In a potential energy surface diagram, the transition state is defined as the maximum along the minimum energy path that links the reactant and the product.(Fig.3) Therefore, it is also a saddle point on the potential energy surface diagram.

The transition state and a local minimum both have zero gradient of potential on an energy surface diagram (∂V_(ri)/∂r_i=0). However, saddle points could be distinguished from a local minimum by calculating the hessian matrix and second partial derivative of potential. A saddle point has indefinite hessian matrix with the eigenvalues being one positive and one negative, while a local minimum have Hessian that is positive definite with all eigenvalues positive being positive an a second partial derivative that is positive.

Excellent! But some more details are needed. the second derivative will not automatically churn our one positive and one negative value, that is wrt. the direction in matter. If one is positive in a direction the orthogonal direction will be negative. Whereas for the local minimum it is positive in all directions.Mys18 (talk) 22:48, 24 June 2020 (BST)

Because the the transition state is a local maximum in the reaction path, the gradient of potential energy surface and therefore the rate of change in momentum are both equal zero (∂p_i/∂t=∂V_(ri)/∂r_i=0). Due to the rate of change in momentum is zero, the force along the vector direction of r₁ and r₂ should also be zero, in other word, the r₁ and r₂ should be fixed in time.

The transition state of the system H+H₂ have the geometry that r₁=r₂ because system is symetric.
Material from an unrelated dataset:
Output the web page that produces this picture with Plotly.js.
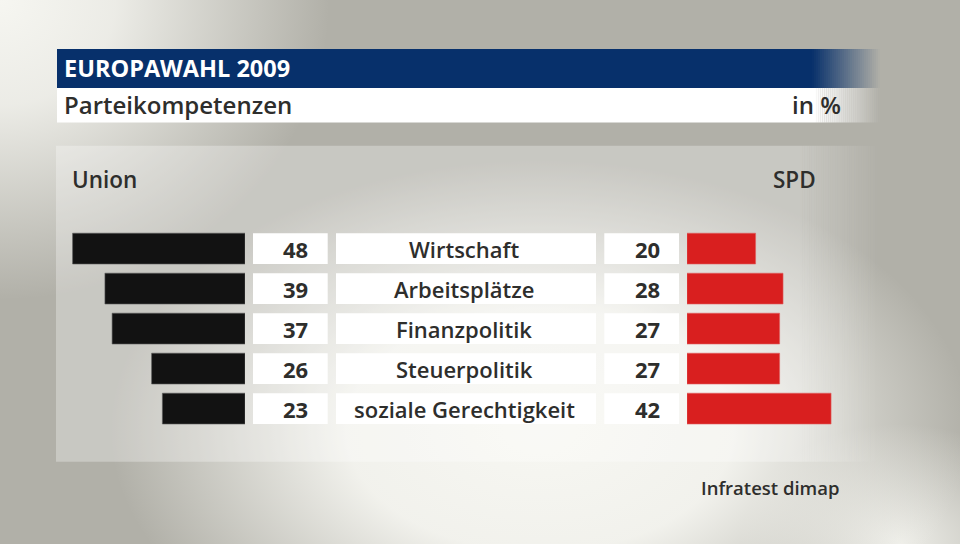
<!DOCTYPE html>
<html>
<head>
<meta charset="utf-8">
<script src="https://cdn.plot.ly/plotly-3.0.1.min.js"></script>
<style>
html,body{margin:0;padding:0;}
body{
  width:960px;height:544px;overflow:hidden;
  background:
    radial-gradient(ellipse 330px 300px at 0px 0px, rgba(246,246,241,1) 0%, rgba(246,246,241,0.85) 35%, rgba(246,246,241,0) 100%),
    radial-gradient(ellipse 430px 270px at 540px 430px, rgba(247,247,242,1) 0%, rgba(245,245,240,0.95) 45%, rgba(245,245,240,0) 100%),
    radial-gradient(ellipse 160px 120px at 900px 544px, rgba(245,245,240,0.9) 0%, rgba(245,245,240,0) 100%),
    #b1b0a8;
}
#chart{width:960px;height:544px;}
</style>
</head>
<body>
<div id="chart"></div>
<script>
// ---- data ----
const categories = ["Wirtschaft", "Arbeitsplätze", "Finanzpolitik", "Steuerpolitik", "soziale Gerechtigkeit"];
const unionValues = [48, 39, 37, 26, 23];
const spdValues = [20, 28, 27, 27, 42];
const leftLabel = "Union";
const rightLabel = "SPD";
const titleText = "EUROPAWAHL 2009";
const subtitleText = "Parteikompetenzen";
const unitText = "in %";
const sourceText = "Infratest dimap";

// ---- layout helpers ----
const W = 960, H = 544;
const px = x => x / W;
const py = y => 1 - y / H;
const FONT = "Open Sans";
const DARK = "#2e2e2c";

const halfBar = 0.385;

const traces = [
  {
    type: "bar", orientation: "h",
    y: categories, x: unionValues,
    xaxis: "x", yaxis: "y",
    width: 0.77,
    marker: {color: "#121212", line: {color: "#5a5a5a", width: 0.6}},
    hoverinfo: "skip"
  },
  {
    type: "bar", orientation: "h",
    y: categories, x: spdValues,
    xaxis: "x2", yaxis: "y",
    width: 0.77,
    marker: {color: "#d91f1f", line: {color: "#e06060", width: 0.6}},
    hoverinfo: "skip"
  }
];

const shapes = [];
const annotations = [];

// rectangles with a fade on the right
function fadedRect(x0, x1, y0, y1, color, opacity, fadeStart, fadeEnd) {
  shapes.push({type: "rect", xref: "paper", yref: "paper", layer: "below",
    x0: px(x0), x1: px(fadeStart), y0: py(y1), y1: py(y0),
    fillcolor: color, opacity: opacity, line: {width: 0}});
  const n = 34;
  const step = (fadeEnd - fadeStart) / n;
  for (let k = 0; k < n; k++) {
    shapes.push({type: "rect", xref: "paper", yref: "paper", layer: "below",
      x0: px(fadeStart + k * step), x1: px(fadeStart + (k + 1) * step),
      y0: py(y1), y1: py(y0),
      fillcolor: color, opacity: opacity * (1 - (k + 0.5) / n), line: {width: 0}});
  }
}
fadedRect(56, 880, 145.7, 461.7, "#ffffff", 0.3, 800, 880);
fadedRect(57, 880, 49, 88, "#07306b", 1, 812, 880);
fadedRect(57, 880, 88, 122.5, "#ffffff", 1, 815, 880);

// label boxes per row
categories.forEach((c, i) => {
  const boxes = [[253, 327.7], [336, 596], [604.3, 679]];
  boxes.forEach(b => {
    shapes.push({type: "rect", xref: "paper", yref: "y", layer: "below",
      x0: px(b[0]), x1: px(b[1]), y0: i - halfBar, y1: i + halfBar,
      fillcolor: "#ffffff", line: {width: 0}});
  });
  annotations.push({xref: "paper", yref: "y", x: px(309.5), y: c, xanchor: "right", yanchor: "middle",
    text: String(unionValues[i]), showarrow: false,
    font: {family: FONT, size: 22, color: DARK, weight: 700}});
  annotations.push({xref: "paper", yref: "y", x: px(464), y: c, xanchor: "center", yanchor: "middle",
    text: c, showarrow: false,
    font: {family: FONT, size: 22, color: DARK, weight: 600}});
  annotations.push({xref: "paper", yref: "y", x: px(661.5), y: c, xanchor: "right", yanchor: "middle",
    text: String(spdValues[i]), showarrow: false,
    font: {family: FONT, size: 22, color: DARK, weight: 700}});
});

// header texts
annotations.push({xref: "paper", yref: "paper", x: px(62), y: py(68), xanchor: "left", yanchor: "middle",
  text: titleText, showarrow: false, font: {family: FONT, size: 23.5, color: "#ffffff", weight: 700}});
annotations.push({xref: "paper", yref: "paper", x: px(62), y: py(105), xanchor: "left", yanchor: "middle",
  text: subtitleText, showarrow: false, font: {family: FONT, size: 24, color: DARK, weight: 600}});
annotations.push({xref: "paper", yref: "paper", x: px(843), y: py(105), xanchor: "right", yanchor: "middle",
  text: unitText, showarrow: false, font: {family: FONT, size: 24, color: DARK, weight: 600}});
annotations.push({xref: "paper", yref: "paper", x: px(70), y: py(179), xanchor: "left", yanchor: "middle",
  text: leftLabel, showarrow: false, font: {family: FONT, size: 22.5, color: DARK, weight: 600}});
annotations.push({xref: "paper", yref: "paper", x: px(818), y: py(179), xanchor: "right", yanchor: "middle",
  text: rightLabel, showarrow: false, font: {family: FONT, size: 22.5, color: DARK, weight: 600}});
annotations.push({xref: "paper", yref: "paper", x: px(699), y: py(487), xanchor: "left", yanchor: "middle",
  text: sourceText, showarrow: false, font: {family: FONT, size: 18.5, color: DARK, weight: 600}});

const s1 = 172.4 / 48;  // px per unit (Union)
const s2 = 68.6 / 20;   // px per unit (SPD)
const rowCenter = 248.6, pitch = 40;

const layout = {
  width: W, height: H,
  margin: {l: 0, r: 0, t: 0, b: 0, pad: 0},
  paper_bgcolor: "rgba(0,0,0,0)",
  plot_bgcolor: "rgba(0,0,0,0)",
  showlegend: false,
  barmode: "overlay",
  xaxis: {domain: [0, px(245)], range: [245 / s1, 0], visible: false, fixedrange: true},
  xaxis2: {domain: [px(687), 1], range: [0, (W - 687) / s2], visible: false, fixedrange: true, anchor: "y"},
  yaxis: {type: "category", categoryarray: categories, categoryorder: "array",
    range: [(H - rowCenter) / pitch, -rowCenter / pitch], visible: false, fixedrange: true},
  shapes: shapes,
  annotations: annotations
};

Plotly.newPlot("chart", traces, layout, {displayModeBar: false, staticPlot: true});
</script>
</body>
</html>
The geometry of the transition state that r₁=r₂=r is found by trying different initial values of r with zero initial momentum to find the value of r that results stationary trajectory.
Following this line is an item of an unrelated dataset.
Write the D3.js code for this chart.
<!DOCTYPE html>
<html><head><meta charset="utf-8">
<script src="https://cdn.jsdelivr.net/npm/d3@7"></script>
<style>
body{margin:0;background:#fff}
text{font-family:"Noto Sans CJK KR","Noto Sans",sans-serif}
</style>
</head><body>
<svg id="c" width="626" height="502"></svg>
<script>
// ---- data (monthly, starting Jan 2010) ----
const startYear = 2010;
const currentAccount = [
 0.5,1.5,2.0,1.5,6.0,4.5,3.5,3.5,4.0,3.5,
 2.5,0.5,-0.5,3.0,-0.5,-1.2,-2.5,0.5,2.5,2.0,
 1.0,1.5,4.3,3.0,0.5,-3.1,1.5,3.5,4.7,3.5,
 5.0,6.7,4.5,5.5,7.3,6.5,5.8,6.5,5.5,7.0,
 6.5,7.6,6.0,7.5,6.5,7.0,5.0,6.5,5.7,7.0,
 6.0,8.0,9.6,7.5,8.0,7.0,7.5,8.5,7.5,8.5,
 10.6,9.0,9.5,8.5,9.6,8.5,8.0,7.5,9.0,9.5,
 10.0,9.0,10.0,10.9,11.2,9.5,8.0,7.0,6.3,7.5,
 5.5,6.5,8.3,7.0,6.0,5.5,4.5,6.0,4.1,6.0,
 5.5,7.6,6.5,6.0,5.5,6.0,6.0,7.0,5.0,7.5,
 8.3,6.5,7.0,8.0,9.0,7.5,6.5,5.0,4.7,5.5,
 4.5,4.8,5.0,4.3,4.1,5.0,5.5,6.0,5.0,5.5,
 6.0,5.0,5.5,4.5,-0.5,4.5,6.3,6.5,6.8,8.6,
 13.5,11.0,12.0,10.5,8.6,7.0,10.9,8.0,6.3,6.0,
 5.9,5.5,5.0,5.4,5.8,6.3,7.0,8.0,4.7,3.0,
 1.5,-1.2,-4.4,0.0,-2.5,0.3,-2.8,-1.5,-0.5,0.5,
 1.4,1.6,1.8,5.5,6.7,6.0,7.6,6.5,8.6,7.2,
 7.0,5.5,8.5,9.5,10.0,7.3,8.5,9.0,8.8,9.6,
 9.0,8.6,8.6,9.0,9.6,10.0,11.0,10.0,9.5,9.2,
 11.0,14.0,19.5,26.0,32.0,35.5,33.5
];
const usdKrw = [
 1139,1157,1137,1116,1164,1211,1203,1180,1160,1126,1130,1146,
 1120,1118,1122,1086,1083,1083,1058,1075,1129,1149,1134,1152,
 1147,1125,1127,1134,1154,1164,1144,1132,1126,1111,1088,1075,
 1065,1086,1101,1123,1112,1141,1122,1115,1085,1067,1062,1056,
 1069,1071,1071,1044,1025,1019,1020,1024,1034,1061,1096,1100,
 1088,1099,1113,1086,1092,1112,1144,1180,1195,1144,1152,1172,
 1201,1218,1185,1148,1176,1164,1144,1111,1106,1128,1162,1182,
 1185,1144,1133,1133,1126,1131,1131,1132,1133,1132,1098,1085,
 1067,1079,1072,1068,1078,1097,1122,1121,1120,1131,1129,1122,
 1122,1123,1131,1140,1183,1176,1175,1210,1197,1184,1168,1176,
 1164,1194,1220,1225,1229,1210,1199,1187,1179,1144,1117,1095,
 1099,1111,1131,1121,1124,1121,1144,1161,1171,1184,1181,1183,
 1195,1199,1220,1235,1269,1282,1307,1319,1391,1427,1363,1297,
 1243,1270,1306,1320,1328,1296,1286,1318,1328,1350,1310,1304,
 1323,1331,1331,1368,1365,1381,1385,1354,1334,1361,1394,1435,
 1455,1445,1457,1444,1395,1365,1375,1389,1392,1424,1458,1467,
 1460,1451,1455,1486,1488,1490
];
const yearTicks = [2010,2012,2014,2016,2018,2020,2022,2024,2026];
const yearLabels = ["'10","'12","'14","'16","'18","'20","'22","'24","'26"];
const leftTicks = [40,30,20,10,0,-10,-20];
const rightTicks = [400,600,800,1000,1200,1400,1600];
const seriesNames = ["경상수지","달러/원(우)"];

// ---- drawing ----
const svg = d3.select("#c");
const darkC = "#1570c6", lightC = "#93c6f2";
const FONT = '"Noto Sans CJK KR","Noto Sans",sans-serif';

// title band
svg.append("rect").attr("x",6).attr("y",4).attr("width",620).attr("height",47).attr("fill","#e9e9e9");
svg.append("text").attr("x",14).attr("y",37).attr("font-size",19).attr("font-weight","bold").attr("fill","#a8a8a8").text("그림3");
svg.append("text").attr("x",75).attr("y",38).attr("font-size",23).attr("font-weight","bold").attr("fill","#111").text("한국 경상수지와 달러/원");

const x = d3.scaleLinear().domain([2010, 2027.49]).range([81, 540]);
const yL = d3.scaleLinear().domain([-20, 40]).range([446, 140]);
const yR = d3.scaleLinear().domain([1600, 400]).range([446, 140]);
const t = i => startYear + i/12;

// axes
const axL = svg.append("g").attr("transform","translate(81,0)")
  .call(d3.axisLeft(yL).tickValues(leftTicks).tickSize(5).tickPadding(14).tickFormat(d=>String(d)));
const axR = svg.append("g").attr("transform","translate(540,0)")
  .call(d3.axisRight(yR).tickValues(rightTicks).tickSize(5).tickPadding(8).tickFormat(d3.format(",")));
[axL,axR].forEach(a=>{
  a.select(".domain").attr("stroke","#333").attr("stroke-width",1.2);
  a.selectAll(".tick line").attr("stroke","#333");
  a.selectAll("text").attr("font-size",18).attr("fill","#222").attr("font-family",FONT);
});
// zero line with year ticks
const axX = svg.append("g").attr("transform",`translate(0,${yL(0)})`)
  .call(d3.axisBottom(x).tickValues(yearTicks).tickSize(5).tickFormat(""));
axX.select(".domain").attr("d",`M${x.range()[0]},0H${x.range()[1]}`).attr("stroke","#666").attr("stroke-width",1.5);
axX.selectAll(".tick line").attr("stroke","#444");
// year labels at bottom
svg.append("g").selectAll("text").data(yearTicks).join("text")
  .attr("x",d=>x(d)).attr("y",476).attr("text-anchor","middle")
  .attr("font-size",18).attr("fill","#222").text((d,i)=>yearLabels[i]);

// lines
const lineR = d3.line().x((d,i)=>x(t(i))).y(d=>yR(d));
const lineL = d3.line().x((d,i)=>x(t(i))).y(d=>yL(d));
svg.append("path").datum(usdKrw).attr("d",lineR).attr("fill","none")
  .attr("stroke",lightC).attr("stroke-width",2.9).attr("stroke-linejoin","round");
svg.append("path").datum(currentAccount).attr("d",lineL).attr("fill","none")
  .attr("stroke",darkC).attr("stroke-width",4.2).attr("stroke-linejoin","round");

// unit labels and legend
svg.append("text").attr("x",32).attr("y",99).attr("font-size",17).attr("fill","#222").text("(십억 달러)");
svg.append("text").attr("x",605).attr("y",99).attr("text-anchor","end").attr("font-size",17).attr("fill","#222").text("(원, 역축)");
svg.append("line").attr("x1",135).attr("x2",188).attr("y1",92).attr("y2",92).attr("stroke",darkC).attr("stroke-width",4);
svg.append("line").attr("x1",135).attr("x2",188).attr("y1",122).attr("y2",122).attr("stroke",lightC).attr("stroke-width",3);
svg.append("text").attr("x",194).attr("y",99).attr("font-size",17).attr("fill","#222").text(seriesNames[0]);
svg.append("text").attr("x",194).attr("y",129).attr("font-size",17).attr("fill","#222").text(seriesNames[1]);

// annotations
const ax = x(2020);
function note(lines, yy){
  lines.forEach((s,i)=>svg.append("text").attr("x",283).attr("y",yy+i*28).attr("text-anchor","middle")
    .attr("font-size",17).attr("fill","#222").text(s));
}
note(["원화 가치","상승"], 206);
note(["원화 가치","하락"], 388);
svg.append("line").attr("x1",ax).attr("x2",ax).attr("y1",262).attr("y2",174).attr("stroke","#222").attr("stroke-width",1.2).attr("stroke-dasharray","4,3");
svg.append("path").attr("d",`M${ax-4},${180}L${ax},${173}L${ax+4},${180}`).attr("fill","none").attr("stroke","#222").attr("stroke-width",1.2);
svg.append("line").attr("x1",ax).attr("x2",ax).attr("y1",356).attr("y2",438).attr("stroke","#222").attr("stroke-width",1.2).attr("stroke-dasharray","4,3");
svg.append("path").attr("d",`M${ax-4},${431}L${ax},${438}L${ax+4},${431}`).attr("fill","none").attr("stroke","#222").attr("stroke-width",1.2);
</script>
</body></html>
The estimated position of the transition state is at r₁=r₂=90.77 pm. This is the position of the TS that result stationary trajectory as we predicted above. Which is proven by the Internuclear Distances vs Time plot (Fig.4). This plot clear shows that the r_AB(r₂) and r_BC(r₁) is fixed in time.

Nicely shown!Mys18 (talk) 22:48, 24 June 2020 (BST)

Calculating the reaction path

The reaction path (Fig.5) was calculated with following initial conditions and calculation setting.

Calculation type	Step number	step size / fs	r1 / pm	r2 / pm	p1 / gmol-1pmfs-1	p2 / gmol-1pmfs-1
MEP	1500	0.15	91.77	90.77	0.0	0.0

Trajectories from r₁ = r_ts+δ, r₂ = r_ts

The trajectories (Fig.6) were calculated with following initial conditions and calculation setting.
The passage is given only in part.